INFORMATION SUPPLIED:
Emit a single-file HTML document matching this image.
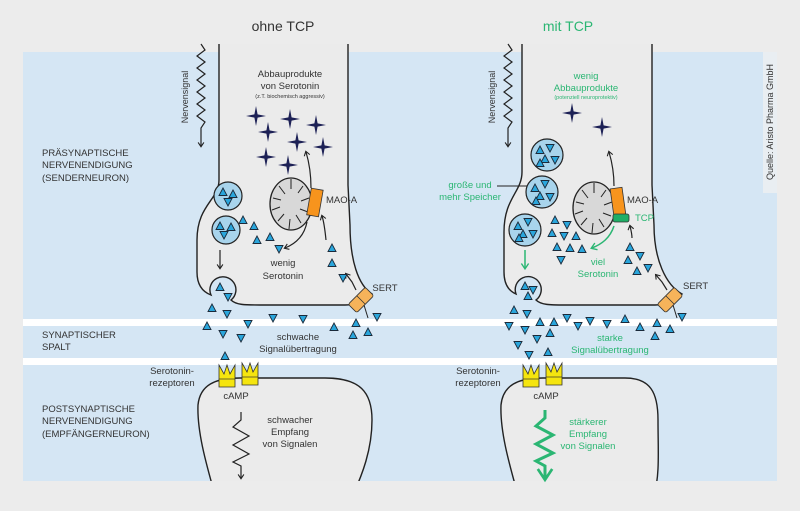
<!DOCTYPE html>
<html><head><meta charset="utf-8"><style>
body{margin:0;background:#ececec;}
svg{display:block;font-family:"Liberation Sans",sans-serif;}
</style></head><body>
<svg width="800" height="511" viewBox="0 0 800 511" xmlns="http://www.w3.org/2000/svg">
<defs>
<g id="tri"><polygon points="-4,-3.5 4,-3.5 0,4" fill="#2aa6dc" stroke="#1a2a3a" stroke-width="0.9"/></g>
<g id="tru"><polygon points="-4,3.5 4,3.5 0,-4" fill="#2aa6dc" stroke="#1a2a3a" stroke-width="0.9"/></g>
<g id="star"><path d="M0,-10 L1.6,-1.6 L10,0 L1.6,1.6 L0,10 L-1.6,1.6 L-10,0 L-1.6,-1.6Z" fill="#1d2156"/></g>
<g id="rec"><path d="M-8,-12 L-3,-3 L0,-12 L3,-3 L8,-12 L8,10 L-8,10Z" fill="#f5e50f" stroke="#333" stroke-width="0.8"/><line x1="-8" y1="2" x2="8" y2="2" stroke="#333" stroke-width="0.7"/></g>
<g id="sert"><rect x="-12" y="-6" width="24" height="12" rx="2" fill="#f6b35a" stroke="#333" stroke-width="0.8"/><line x1="0" y1="-6" x2="0" y2="6" stroke="#333" stroke-width="0.8"/></g>
<g id="mito"><ellipse cx="0" cy="0" rx="21" ry="26" fill="#d8d8d8" stroke="#222" stroke-width="1.3"/><path d="M-18,-6 L-10,-4 M-12,-18 L-6,-10 M0,-25 L0,-15 M12,-18 L7,-11 M18,-6 L10,-3 M17,8 L9,5 M10,19 L5,11 M-2,25 L-1,15 M-13,17 L-7,10 M-19,6 L-11,3" stroke="#222" stroke-width="1" fill="none"/></g>
<marker id="ah" viewBox="0 0 10 10" refX="6" refY="5" markerWidth="6" markerHeight="6" orient="auto-start-reverse"><path d="M1,1 L7,5 L1,9" fill="none" stroke="#222" stroke-width="1.5"/></marker>
<marker id="ahg" viewBox="0 0 10 10" refX="6" refY="5" markerWidth="6" markerHeight="6" orient="auto-start-reverse"><path d="M1,1 L7,5 L1,9" fill="none" stroke="#2bb673" stroke-width="1.5"/></marker>
</defs>
<rect x="23" y="52" width="754" height="429" fill="#d5e6f4"/>
<rect x="23" y="319" width="754" height="7" fill="#fff"/>
<rect x="23" y="358" width="754" height="7" fill="#fff"/>
<rect x="763" y="52" width="14" height="141" fill="#e9eef2"/>
<text transform="translate(773,122) rotate(-90)" font-size="9" fill="#333" text-anchor="middle">Quelle: Aristo Pharma GmbH</text>

<text x="283" y="31" font-size="14" fill="#333" text-anchor="middle">ohne TCP</text>
<text x="568" y="31" font-size="14" fill="#2bb673" text-anchor="middle">mit TCP</text>

<g font-size="9.5" fill="#333">
<text x="42" y="156">PRÄSYNAPTISCHE</text><text x="42" y="168">NERVENENDIGUNG</text><text x="42" y="181">(SENDERNEURON)</text>
<text x="42" y="338">SYNAPTISCHER</text><text x="42" y="350">SPALT</text>
<text x="42" y="412">POSTSYNAPTISCHE</text><text x="42" y="424">NERVENENDIGUNG</text><text x="42" y="437">(EMPFÄNGERNEURON)</text>
</g>

<!-- LEFT presynaptic -->
<path d="M219,44 L219,180 C219,200 197,205 197,240 L197,272 C197,285 203,292 211,295 A13,13 0 1 1 231,300 C236,305 245,305 260,305 L345,305 C358,305 368,300 372,294 C358,285 350,260 350,225 L348,185 L348,44 Z" fill="#ebebeb"/>
<path d="M219,44 L219,180 C219,200 197,205 197,240 L197,272 C197,285 203,292 211,295 A13,13 0 1 1 231,300 C236,305 245,305 260,305 L345,305 C358,305 368,300 372,294 C358,285 350,260 350,225 L348,185 L348,44" fill="none" stroke="#222" stroke-width="1.4"/>
<path d="M215,495 C205,460 197,430 198,405 C200,385 215,378 240,378 L325,378 C360,378 372,392 372,420 C372,450 362,475 353,495 Z" fill="#ebebeb" stroke="#222" stroke-width="1.4"/>
<rect x="23" y="481" width="754" height="30" fill="#ececec"/>

<path d="M201,44 L205,50 L197,56 L205,62 L197,68 L205,74 L197,80 L205,86 L197,92 L205,98 L197,104 L205,110 L197,116 L205,122 L201,128 L201,146" fill="none" stroke="#222" stroke-width="1.2" marker-end="url(#ah)"/>
<text transform="translate(188,97) rotate(-90)" font-size="9" fill="#333" text-anchor="middle">Nervensignal</text>
<g font-size="9.5" fill="#333" text-anchor="middle">
<text x="290" y="77">Abbauprodukte</text><text x="290" y="89">von Serotonin</text>
<text x="290" y="98" font-size="5.5">(z.T. biochemisch aggressiv)</text>
<text x="283" y="266">wenig</text><text x="283" y="279">Serotonin</text>
<text x="298" y="340">schwache</text><text x="298" y="352">Signalübertragung</text>
<text x="290" y="423">schwacher</text><text x="290" y="435">Empfang</text><text x="290" y="447">von Signalen</text>
<text x="236" y="399">cAMP</text>
<text x="172" y="374">Serotonin-</text><text x="172" y="386">rezeptoren</text>
<text x="326" y="203" text-anchor="start">MAO-A</text>
<text x="385" y="291">SERT</text>
</g>
<g><use href="#star" x="256" y="116"/><use href="#star" x="290" y="119"/><use href="#star" x="316" y="125"/><use href="#star" x="268" y="132"/><use href="#star" x="297" y="142"/><use href="#star" x="323" y="147"/><use href="#star" x="266" y="157"/><use href="#star" x="288" y="165"/></g>
<use href="#mito" x="291" y="204"/>
<rect x="309" y="189" width="12" height="27" fill="#f7941d" stroke="#333" stroke-width="0.8" transform="rotate(10 315 202)"/>
<path d="M311,188 C311,172 309,162 306,152" fill="none" stroke="#222" stroke-width="1.2" marker-end="url(#ah)"/>
<path d="M307,222 C304,237 295,244 285,248" fill="none" stroke="#222" stroke-width="1.2" marker-end="url(#ah)"/>
<path d="M326,240 C325,230 324,222 322,216" fill="none" stroke="#222" stroke-width="1.2" marker-end="url(#ah)"/>
<path d="M356,290 L352,282 L346,274" fill="none" stroke="#222" stroke-width="1.2" marker-end="url(#ah)"/>
<path d="M220,250 L220,268" fill="none" stroke="#222" stroke-width="1.2" marker-end="url(#ah)"/>
<circle cx="228" cy="196" r="14" fill="#a8d4ec" stroke="#222" stroke-width="1.2"/>
<circle cx="226" cy="230" r="14" fill="#a8d4ec" stroke="#222" stroke-width="1.2"/>
<g><use href="#tru" x="223" y="192"/><use href="#tru" x="233" y="194"/><use href="#tri" x="228" y="202"/><use href="#tru" x="220" y="226"/><use href="#tru" x="231" y="227"/><use href="#tri" x="224" y="235"/>
<use href="#tru" x="243" y="220"/><use href="#tru" x="254" y="226"/><use href="#tru" x="257" y="240"/><use href="#tru" x="270" y="237"/><use href="#tri" x="279" y="249"/><use href="#tru" x="332" y="248"/><use href="#tru" x="332" y="263"/><use href="#tri" x="343" y="278"/><use href="#tru" x="220" y="287"/><use href="#tri" x="228" y="297"/>
<use href="#tru" x="212" y="308"/><use href="#tri" x="227" y="314"/><use href="#tru" x="207" y="326"/><use href="#tri" x="248" y="324"/><use href="#tri" x="273" y="318"/><use href="#tri" x="303" y="319"/><use href="#tri" x="223" y="334"/><use href="#tri" x="241" y="338"/><use href="#tru" x="334" y="327"/><use href="#tru" x="356" y="323"/><use href="#tru" x="368" y="332"/><use href="#tru" x="353" y="335"/><use href="#tri" x="377" y="317"/><use href="#tru" x="225" y="356"/></g>
<use href="#sert" transform="translate(361,300) rotate(-45)"/>
<line x1="364" y1="305" x2="368" y2="318" stroke="#222" stroke-width="1"/>
<use href="#rec" x="227" y="377"/><use href="#rec" x="250" y="375"/>
<path d="M241,412 L241,420 L233,427 L249,436 L233,445 L249,454 L233,462 L241,466 L241,478" fill="none" stroke="#222" stroke-width="1.2" marker-end="url(#ah)"/>

<!-- RIGHT presynaptic -->
<path d="M522,44 L522,172 C522,192 504,198 504,232 L504,272 C504,285 509,291 516,294 A13,13 0 1 1 536,300 C541,305 550,305 565,305 L655,305 C668,305 676,300 682,294 C666,285 654,260 654,225 L652,185 L652,44 Z" fill="#ebebeb"/>
<path d="M522,44 L522,172 C522,192 504,198 504,232 L504,272 C504,285 509,291 516,294 A13,13 0 1 1 536,300 C541,305 550,305 565,305 L655,305 C668,305 676,300 682,294 C666,285 654,260 654,225 L652,185 L652,44" fill="none" stroke="#222" stroke-width="1.4"/>
<path d="M518,495 C508,460 500,430 501,405 C503,385 518,378 543,378 L625,378 C650,378 658,392 658,420 C658,450 660,475 654,495 Z" fill="#ebebeb" stroke="#222" stroke-width="1.4"/>
<rect x="440" y="481" width="337" height="30" fill="#ececec"/>

<path d="M508,44 L512,50 L504,56 L512,62 L504,68 L512,74 L504,80 L512,86 L504,92 L512,98 L504,104 L512,110 L504,116 L512,122 L508,128 L508,146" fill="none" stroke="#222" stroke-width="1.2" marker-end="url(#ah)"/>
<text transform="translate(495,97) rotate(-90)" font-size="9" fill="#333" text-anchor="middle">Nervensignal</text>
<g font-size="9.5" fill="#2bb673" text-anchor="middle">
<text x="586" y="79">wenig</text><text x="586" y="91">Abbauprodukte</text>
<text x="586" y="99" font-size="5.5">(potenziell neuroprotektiv)</text>
<text x="470" y="188">große und</text><text x="470" y="200">mehr Speicher</text>
<text x="598" y="265">viel</text><text x="598" y="277">Serotonin</text>
<text x="610" y="341">starke</text><text x="610" y="353">Signalübertragung</text>
<text x="588" y="425">stärkerer</text><text x="588" y="437">Empfang</text><text x="588" y="449">von Signalen</text>
<text x="635" y="221" text-anchor="start">TCP</text>
</g>
<g font-size="9.5" fill="#333" text-anchor="middle">
<text x="546" y="399">cAMP</text>
<text x="478" y="374">Serotonin-</text><text x="478" y="386">rezeptoren</text>
<text x="627" y="203" text-anchor="start">MAO-A</text>
<text x="683" y="289" text-anchor="start">SERT</text>
</g>
<line x1="497" y1="186" x2="527" y2="186" stroke="#222" stroke-width="1.1"/>
<use href="#star" x="572" y="113"/><use href="#star" x="602" y="127"/>
<use href="#mito" x="594" y="208"/>
<rect x="612" y="188" width="12" height="27" fill="#f7941d" stroke="#333" stroke-width="0.8" transform="rotate(-8 618 202)"/>
<rect x="613" y="214" width="16" height="8" rx="2" fill="#1fae66" stroke="#333" stroke-width="0.8"/>
<path d="M614,186 C614,172 612,162 609,152" fill="none" stroke="#222" stroke-width="1.2" marker-end="url(#ah)"/>
<path d="M614,226 C610,238 602,244 592,248" fill="none" stroke="#2bb673" stroke-width="1.5" marker-end="url(#ahg)"/>
<path d="M632,238 C632,234 631,230 630,226" fill="none" stroke="#222" stroke-width="1.2" marker-end="url(#ah)"/>
<path d="M667,290 L662,282 L656,275" fill="none" stroke="#222" stroke-width="1.2" marker-end="url(#ah)"/>
<path d="M525,250 L525,268" fill="none" stroke="#2bb673" stroke-width="1.5" marker-end="url(#ahg)"/>
<circle cx="547" cy="155" r="16" fill="#a8d4ec" stroke="#222" stroke-width="1.2"/>
<circle cx="542" cy="192" r="16" fill="#a8d4ec" stroke="#222" stroke-width="1.2"/>
<circle cx="525" cy="230" r="16" fill="#a8d4ec" stroke="#222" stroke-width="1.2"/>
<g><use href="#tru" x="540" y="150"/><use href="#tri" x="550" y="148"/><use href="#tru" x="545" y="159"/><use href="#tri" x="555" y="160"/><use href="#tru" x="540" y="163"/>
<use href="#tru" x="535" y="188"/><use href="#tri" x="545" y="184"/><use href="#tru" x="540" y="196"/><use href="#tri" x="550" y="197"/><use href="#tru" x="536" y="201"/>
<use href="#tru" x="518" y="226"/><use href="#tri" x="528" y="222"/><use href="#tru" x="523" y="234"/><use href="#tri" x="533" y="234"/><use href="#tru" x="519" y="238"/>
<use href="#tru" x="555" y="220"/><use href="#tri" x="567" y="225"/><use href="#tru" x="552" y="233"/><use href="#tri" x="564" y="236"/><use href="#tru" x="576" y="236"/><use href="#tru" x="557" y="247"/><use href="#tru" x="570" y="248"/><use href="#tru" x="582" y="249"/><use href="#tri" x="561" y="260"/><use href="#tru" x="630" y="247"/><use href="#tru" x="628" y="260"/><use href="#tri" x="640" y="256"/><use href="#tru" x="637" y="271"/><use href="#tri" x="648" y="268"/>
<use href="#tru" x="525" y="286"/><use href="#tri" x="533" y="290"/><use href="#tru" x="528" y="296"/>
<use href="#tru" x="514" y="310"/><use href="#tri" x="527" y="314"/><use href="#tri" x="509" y="326"/><use href="#tru" x="540" y="322"/><use href="#tru" x="554" y="322"/><use href="#tri" x="567" y="318"/><use href="#tri" x="578" y="326"/><use href="#tri" x="590" y="321"/><use href="#tri" x="607" y="324"/><use href="#tru" x="625" y="319"/><use href="#tru" x="640" y="327"/><use href="#tru" x="657" y="323"/><use href="#tru" x="670" y="329"/><use href="#tri" x="682" y="317"/><use href="#tru" x="655" y="336"/><use href="#tri" x="525" y="330"/><use href="#tri" x="537" y="339"/><use href="#tru" x="550" y="333"/><use href="#tri" x="518" y="345"/><use href="#tri" x="529" y="355"/><use href="#tru" x="548" y="352"/></g>
<use href="#sert" transform="translate(670,300) rotate(-45)"/>
<line x1="673" y1="305" x2="677" y2="318" stroke="#222" stroke-width="1"/>
<use href="#rec" x="531" y="377"/><use href="#rec" x="554" y="375"/>
<path d="M545,410 L545,418 L536,426 L553,435 L536,444 L553,453 L536,461 L545,466 L545,478" fill="none" stroke="#2bb673" stroke-width="3" marker-end="url(#ahg)"/>
</svg>
</body></html>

DESCRIPTION OF THE TASK: From the first line above down to the line with "Aristo Pharma GmbH</text>", reproduce every line and no others, omitting pictures.

TASK RESPONSE:
Emit a single-file HTML document matching this image.
<!DOCTYPE html>
<html><head><meta charset="utf-8"><style>
body{margin:0;background:#ececec;}
svg{display:block;font-family:"Liberation Sans",sans-serif;}
</style></head><body>
<svg width="800" height="511" viewBox="0 0 800 511" xmlns="http://www.w3.org/2000/svg">
<defs>
<g id="tri"><polygon points="-4,-3.5 4,-3.5 0,4" fill="#2aa6dc" stroke="#1a2a3a" stroke-width="0.9"/></g>
<g id="tru"><polygon points="-4,3.5 4,3.5 0,-4" fill="#2aa6dc" stroke="#1a2a3a" stroke-width="0.9"/></g>
<g id="star"><path d="M0,-10 L1.6,-1.6 L10,0 L1.6,1.6 L0,10 L-1.6,1.6 L-10,0 L-1.6,-1.6Z" fill="#1d2156"/></g>
<g id="rec"><path d="M-8,-12 L-3,-3 L0,-12 L3,-3 L8,-12 L8,10 L-8,10Z" fill="#f5e50f" stroke="#333" stroke-width="0.8"/><line x1="-8" y1="2" x2="8" y2="2" stroke="#333" stroke-width="0.7"/></g>
<g id="sert"><rect x="-12" y="-6" width="24" height="12" rx="2" fill="#f6b35a" stroke="#333" stroke-width="0.8"/><line x1="0" y1="-6" x2="0" y2="6" stroke="#333" stroke-width="0.8"/></g>
<g id="mito"><ellipse cx="0" cy="0" rx="21" ry="26" fill="#d8d8d8" stroke="#222" stroke-width="1.3"/><path d="M-18,-6 L-10,-4 M-12,-18 L-6,-10 M0,-25 L0,-15 M12,-18 L7,-11 M18,-6 L10,-3 M17,8 L9,5 M10,19 L5,11 M-2,25 L-1,15 M-13,17 L-7,10 M-19,6 L-11,3" stroke="#222" stroke-width="1" fill="none"/></g>
<marker id="ah" viewBox="0 0 10 10" refX="6" refY="5" markerWidth="6" markerHeight="6" orient="auto-start-reverse"><path d="M1,1 L7,5 L1,9" fill="none" stroke="#222" stroke-width="1.5"/></marker>
<marker id="ahg" viewBox="0 0 10 10" refX="6" refY="5" markerWidth="6" markerHeight="6" orient="auto-start-reverse"><path d="M1,1 L7,5 L1,9" fill="none" stroke="#2bb673" stroke-width="1.5"/></marker>
</defs>
<rect x="23" y="52" width="754" height="429" fill="#d5e6f4"/>
<rect x="23" y="319" width="754" height="7" fill="#fff"/>
<rect x="23" y="358" width="754" height="7" fill="#fff"/>
<rect x="763" y="52" width="14" height="141" fill="#e9eef2"/>
<text transform="translate(773,122) rotate(-90)" font-size="9" fill="#333" text-anchor="middle">Quelle: Aristo Pharma GmbH</text>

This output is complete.